The GOP’s Weaponization Fight Isn’t Separate From Biden Bribery

Justice for the abusive FBI, CIA, NSA, DNI, and DOJ in the form of FISA has been delayed before, but it can’t be delayed any longer.

“The FBI has, right now, an unlimited hubris that you believe you are unaccountable,” Sen. Ted Cruz said during the hearing. “You don’t believe you’re accountable to the United States Congress, and you don’t believe you’re accountable to the American people, and you are doing damage.”

Over and over and over, Republicans on the Senate Judiciary Committee questioned why the FBI covered up the FD-1023 form that details a “highly credible” confidential human source’s allegations that Vice President Joe Biden arranged to receive $5 million from a foreign national in exchange for pushing certain policy positions. One day prior to the Senate Judiciary Hearing, Sen. Chuck Grassley revealed that a Burisma executive is in possession of 17 audio recordings about the Biden family, two of which were between him and President Biden.

“Will you commit to releasing this unclassified document that alleges that the President of the United States, the President of the United States, has taken $5 million or more in bribes from a foreign nation?” Hawley asked.

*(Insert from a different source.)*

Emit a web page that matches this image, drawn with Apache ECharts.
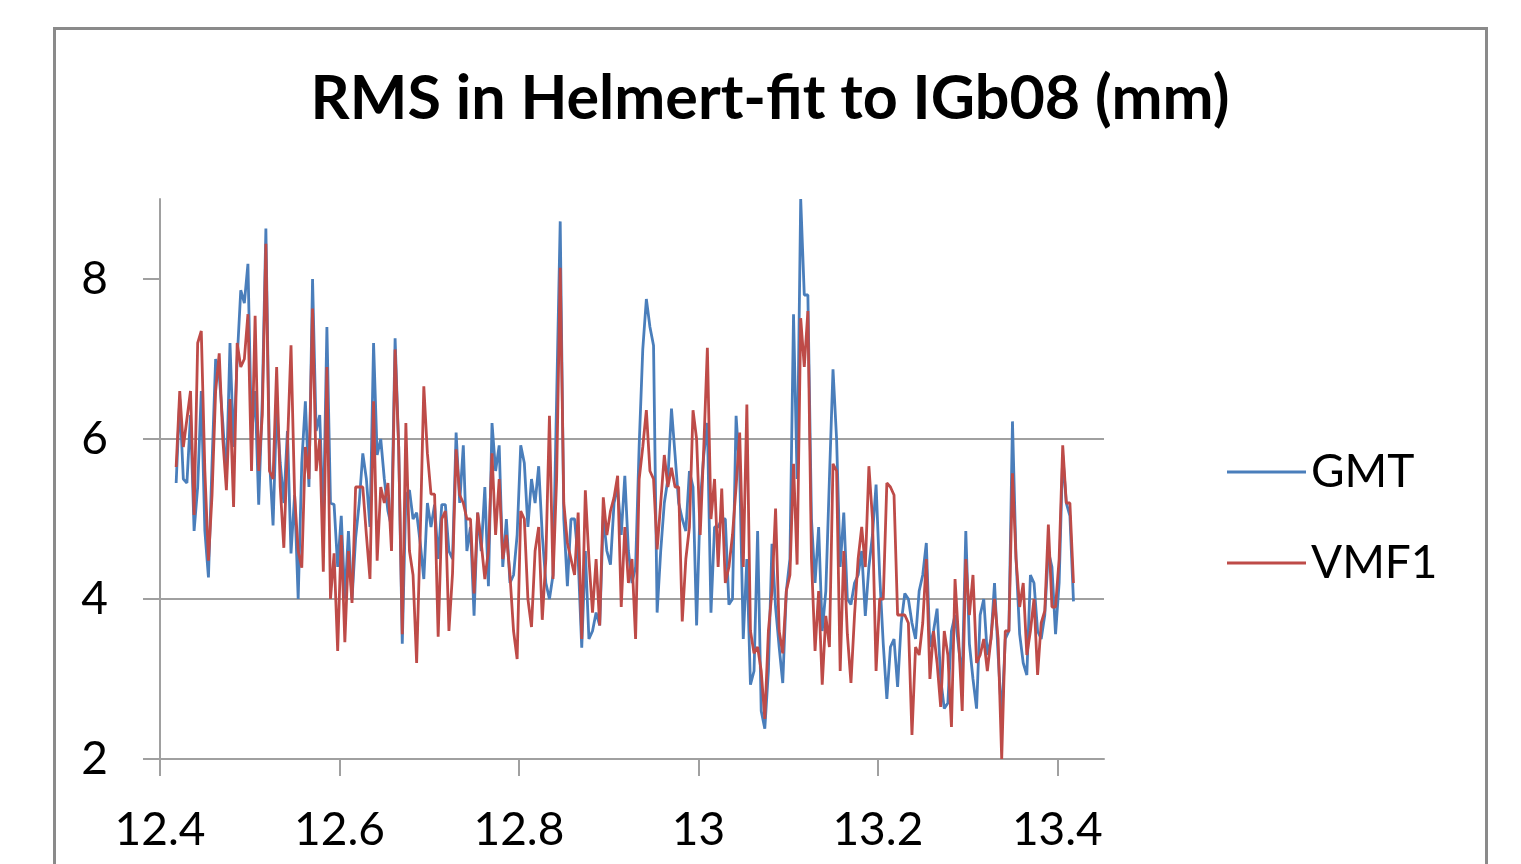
<!DOCTYPE html>
<html>
<head>
<meta charset="utf-8">
<script src="https://cdn.jsdelivr.net/npm/echarts@6/dist/echarts.min.js"></script>
<style>
html,body{margin:0;padding:0;background:#fff;}
#chart{width:1521px;height:864px;}
</style>
</head>
<body>
<div id="chart"></div>
<script>
const titleText = 'RMS in Helmert-fit to IGb08 (mm)';
const seriesNames = ['GMT', 'VMF1'];
const xTickValues = [12.4, 12.6, 12.8, 13.0, 13.2, 13.4];
const yTickValues = [2, 4, 6, 8];
const T0 = 12.418;   // first epoch (decimal year - 2000)
const STEP = 0.004;  // sampling step of the epochs

const gmt = [
5.45,6.5,5.5,5.45,6.3,4.85,5.4,6.6,4.85,4.27,
5.7,7.0,6.8,6.2,5.5,7.2,5.9,7.0,7.86,7.7,
8.19,6.03,6.6,5.18,6.5,8.63,5.75,4.92,6.4,5.7,
5.2,6.1,4.57,5.3,4.0,5.7,6.47,5.4,8.0,6.1,
6.3,4.94,7.4,5.2,5.18,4.4,5.04,4.0,4.85,4.0,
4.76,5.2,5.82,5.5,4.9,7.2,5.8,6.0,5.5,5.1,
4.9,7.26,5.9,3.44,5.3,5.36,5.0,5.08,4.7,4.25,
5.2,4.9,5.18,4.5,5.18,5.18,4.6,4.5,6.08,5.2,
5.92,4.6,4.9,3.79,5.08,4.6,5.4,4.16,6.2,5.6,
5.92,4.4,5.0,4.2,4.3,4.8,5.92,5.7,4.9,5.5,
5.2,5.66,4.8,4.2,4.0,4.3,6.5,8.72,5.0,4.16,
5.0,5.0,4.5,3.39,4.6,3.5,3.6,3.83,3.67,5.04,
4.6,4.43,5.2,5.4,4.8,5.54,4.6,4.2,4.4,5.92,
7.12,7.75,7.4,7.17,3.83,4.6,5.2,5.5,6.38,5.8,
5.2,5.0,4.85,5.6,5.4,3.67,5.2,5.8,6.2,3.83,
4.9,4.9,5.0,5.0,3.93,4.0,6.29,5.6,3.5,4.5,
2.93,3.1,4.85,2.6,2.38,3.1,4.69,3.9,3.4,2.95,
4.1,4.5,7.56,5.5,9.0,7.8,7.8,5.0,4.2,4.9,
3.6,4.1,5.5,6.87,6.0,4.4,5.08,4.0,3.93,4.2,
4.3,4.6,3.79,4.4,4.8,5.43,4.3,3.44,2.75,3.4,
3.5,2.9,3.7,4.07,4.0,3.7,3.5,4.1,4.3,4.7,
3.4,3.6,3.88,3.0,2.63,2.7,3.6,3.8,3.4,3.0,
4.85,3.44,3.0,2.63,3.8,4.0,3.3,3.5,4.2,3.3,
2.5,3.5,3.6,6.22,4.5,3.56,3.2,3.05,4.3,4.2,
3.6,3.5,3.8,4.6,4.4,3.56,4.2,5.8,5.2,5.04,
3.97
];

const vmf1 = [
5.65,6.6,5.9,6.25,6.6,5.05,7.2,7.35,5.6,4.48,
5.3,6.6,7.07,6.0,5.36,6.5,5.15,7.2,6.9,7.0,
7.56,5.6,7.54,5.6,6.3,8.44,5.6,5.5,6.9,5.4,
4.64,5.9,7.17,5.3,4.6,4.39,5.9,5.5,7.63,5.6,
6.0,4.34,6.9,4.0,4.57,3.35,4.8,3.46,4.6,3.95,
5.4,5.4,5.4,4.8,4.25,6.47,4.48,5.4,5.2,5.45,
4.6,7.12,5.9,3.56,6.2,4.6,4.3,3.2,4.8,6.66,
5.82,5.31,5.31,3.53,5.0,5.1,3.6,4.32,5.87,5.3,
5.2,5.0,5.0,4.07,5.08,4.7,4.25,4.6,5.82,4.8,
5.5,4.5,4.8,4.3,3.6,3.25,5.1,5.0,4.0,3.65,
4.6,4.9,3.74,4.5,6.29,4.25,5.5,8.14,5.2,4.7,
4.5,4.3,5.08,3.5,5.36,4.5,3.83,4.5,3.67,5.27,
4.8,5.1,5.27,5.54,3.9,4.9,4.2,4.5,3.5,5.5,
5.9,6.36,5.6,5.5,4.62,5.2,5.8,5.4,5.64,5.4,
5.4,3.72,4.5,4.9,6.36,6.0,4.8,5.9,7.14,5.0,
5.5,4.4,5.38,4.2,4.4,4.8,5.4,6.08,4.4,6.43,
3.6,3.32,3.4,3.1,2.5,3.6,4.1,5.13,3.6,3.32,
4.1,4.3,5.69,4.43,7.51,6.9,7.6,4.5,3.35,4.1,
2.93,3.79,3.4,5.69,5.6,3.1,4.6,3.56,2.95,3.8,
4.5,4.9,4.4,5.66,5.0,3.1,4.0,4.0,5.45,5.4,
5.3,3.8,3.8,3.8,3.7,2.3,3.4,3.3,3.7,4.5,
3.0,3.6,3.2,2.65,3.6,3.3,2.4,4.25,3.5,2.6,
4.5,3.8,4.3,3.2,3.3,3.5,3.1,3.5,4.0,3.5,
2.0,3.6,3.6,5.57,4.5,3.9,4.2,3.3,3.6,4.0,
3.05,3.7,3.85,4.93,3.9,3.9,4.5,5.92,5.2,5.2,
4.2
];

const epochs = gmt.map((_, i) => +(T0 + i * STEP).toFixed(3));

const chart = echarts.init(document.getElementById('chart'), null, {renderer: 'canvas'});
const FONT = 'Lato, "Open Sans", sans-serif';
const axisGray = '#a0a0a0';

chart.setOption({
  animation: false,
  backgroundColor: '#ffffff',
  graphic: [{
    type: 'rect', z: -10, silent: true,
    shape: {x: 54.5, y: 28.5, width: 1432, height: 900},
    style: {fill: '#ffffff', stroke: '#8a8a8a', lineWidth: 3}
  }],
  title: {
    text: titleText,
    left: 770, top: 69, textAlign: 'center', padding: 0,
    textStyle: {fontFamily: FONT, fontWeight: 'bold', fontSize: 61, color: '#000'}
  },
  legend: {
    orient: 'vertical',
    left: 1227, top: 449, padding: 0,
    itemWidth: 79, itemHeight: 3, itemGap: 45,
    icon: 'rect',
    textStyle: {fontFamily: FONT, fontSize: 46, color: '#000', lineHeight: 46},
    data: seriesNames
  },
  grid: {left: 160, right: 417, top: 199, bottom: 105, containLabel: false},
  xAxis: {
    type: 'value', min: 12.4, max: 13.452,
    axisLine: {show: true, onZero: false, lineStyle: {color: axisGray, width: 2}},
    axisTick: {show: true, length: 17, lineStyle: {color: axisGray, width: 2}, customValues: xTickValues},
    axisLabel: {fontFamily: FONT, fontSize: 46, color: '#000', margin: 48, customValues: xTickValues,
      formatter: v => String(+v.toFixed(1))},
    splitLine: {show: false}
  },
  yAxis: {
    type: 'value', min: 2, max: 9, interval: 2,
    axisLine: {show: true, lineStyle: {color: axisGray, width: 2}},
    axisTick: {show: true, length: 17, lineStyle: {color: axisGray, width: 2}, customValues: yTickValues},
    axisLabel: {fontFamily: FONT, fontSize: 46, color: '#000', margin: 52, customValues: yTickValues},
    splitLine: {show: true, showMaxLine: false, lineStyle: {color: axisGray, width: 2}}
  },
  series: [
    {name: seriesNames[0], type: 'line', showSymbol: false, symbol: 'none',
     data: epochs.map((t, i) => [t, gmt[i]]),
     lineStyle: {color: '#4a7ebb', width: 2.8}, itemStyle: {color: '#4a7ebb'}},
    {name: seriesNames[1], type: 'line', showSymbol: false, symbol: 'none',
     data: epochs.map((t, i) => [t, vmf1[i]]),
     lineStyle: {color: '#be4b48', width: 2.8}, itemStyle: {color: '#be4b48'}}
  ]
});
</script>
</body>
</html>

“Will you release the document to the public?” Hawley continued. “It’s unclassified. Don’t you think the American people have a right to see it?”

Over and over and over again, Abbate failed to answer questions about the FBI’s ongoing cover-up campaign directly. Instead, he focused his efforts on claiming to“reject your assertion that the FBI is politicized.”

It was only after multiple Republicans harped on the FBI mouthpiece that he claimed, “I have no idea if there are recordings or not.”

“There are not two standards of justice. There is only one. It’s applied equally to each and every person,” Abbate insisted.

“You’re back in front of us asking for the reauthorization of extraordinary authorities. Multiple courts have uncovered extraordinary abuses perpetrated by your agency. You are at the same time concealing information about serious allegations made against the president of the United States, even as your institution also targets his chief political opponent in an unprecedented way. Why would we ever give you the blank check that you want to continue surveilling American citizens in an improper manner? Why would we ever do that?” Hawley questioned.

It’s a great question. One that, hopefully, the sworn representatives of Americans who don’t trust the intelligence complex nor the justice system in the U.S. right now will consider before they cast their FISA votes.